The overall stability of the 35 KHz side frequencies generated should be such that no one side carrier drifts into the filter.

Positioning of the side carriers is shown in FIG. 3. FIG. 3A shows a typical spectrum of a radio frequency when frequency modulated by for instance 35 KHZ. FIG. 3B is a detail of the side frequencies and FIG. 3C is a detail showing the positioning of frequencies when a 1250 KHz signal modulates the 35 KHz.

When a radio wave is frequency modulated, side frequencies are produced varying in amplitude as shown by Bessel's analysis. FIG. 3A shows a typical spectrum of a carrier frequency modulated by a 35 KHz signal. A 5 KHz filter is positioned between two of these unmodulated side frequencies an no signal will pass through the filter if the stability of the system is maintained. FIG. 3B shows the position of the filter in greater detail. When modulation at audio frequencies is applied to the 35 KHz, side frequencies are again produced in the Bessel's function arrangement and energy of any frequency below 5 KHz at the filter frequency will pass through and be amplified by amplifiers 17 and 18 and transmitted by antenna 20.

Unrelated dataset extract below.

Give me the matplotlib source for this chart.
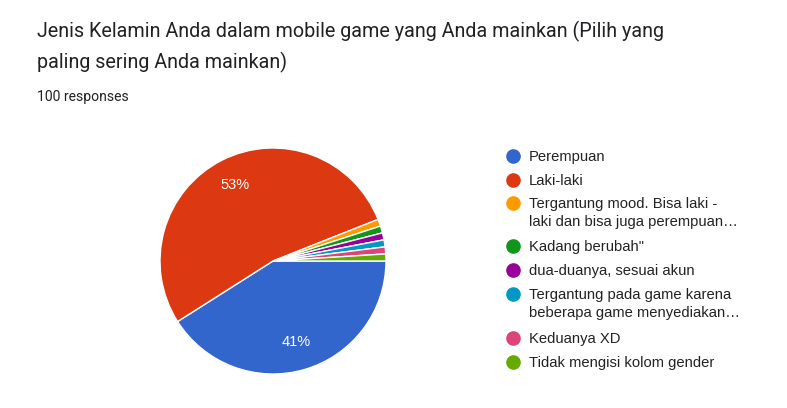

The signal transmitted by the antenna 20 can be detected by the majority of detection system as it varies both in amplitude and frequency.

The adjustment of the modulating system is not critical and using state of the art techniques and components, a stable transmitted signal can be acquired. With no modulation of the sub-carrier, the deviation is adjusted either below or above the filter aperture as shown in FIGS. 2, 3A, 3B and 3C. In the diagrams the filter is located on the upper sideband. Therefore, the sub-carrier is deviated to just below the filter frequency. This adjustment will insure good response of the low amplitude audio signals. Audio compression or speech clipping can be used in the audio circuit increasing the low amplitude signal transmission if required.

Preliminary tests of the transmitter with this type modulation showed good quality and very narrow band characteristics. A receiver with a ratio detector was used detecting leakage from a dummy load on the transmitter.

Advantages of the system are:

1. This modulating circuit permits transmission of a compatible radio signal having single sideband characteristics. 2. Transmission of unwanted signals are at a minimum as all R.F. generated before the narrow filter is at low level.

3. The space required in the frequency spectrum for transmission is very small and permits a greater number of transmitters in a given space.

4. High efficiency is attained due to the concentration of power on a given frequency.

5. It is very useful on the higher end of the radio spectrum where present state of the art single sideband transmitters with suppressed carrier are critical. Control of a re-injected carrier is difficult. With the above mentioned circuit, it is not necessary to inject the carrier.

6. This type of transmission will eliminate the beating of carriers experienced with many transmitters.

7. It can be used on all frequencies of the radio spectrum.

8. Stereo transmission is possible on say the AM broadcast band by placing two signals side by side producing a 10 KHz bandwidth. Two separate detectors in the receiver would give two separate audio outputs. This would permit stereo transmission on the AM bands occupying the same bandwidth now used.

Therefore, the present invention provides a new and improved system using a very small portion of the radio frequency spectrum and all of the modulation is done at lower power levels.

Claims

I claim:

1. Single sideband AM-FM modulation means comprising a sub-carrier frequency signal generator, means connected to amplitude modulate said sub-carrier signal,

a radio frequency signal generator, means to frequency modulate said radio frequency signal with said modulated sub-carrier signal, to create multiple sidebands,

frequency multiplying means connected to said frequency generator,

and narrow bandpass filter means tuned to a frequency between two of said multiple sidebands so as to pass one sideband of said modulated signal.

2. Apparatus as in claim 1 wherein said bandpass filter means is a narrow filter, of substantially 5 KHz.

3. Apparatus as in claim 1 having linear amplifier means connected between said frequency multiplying means and said bandpass filter.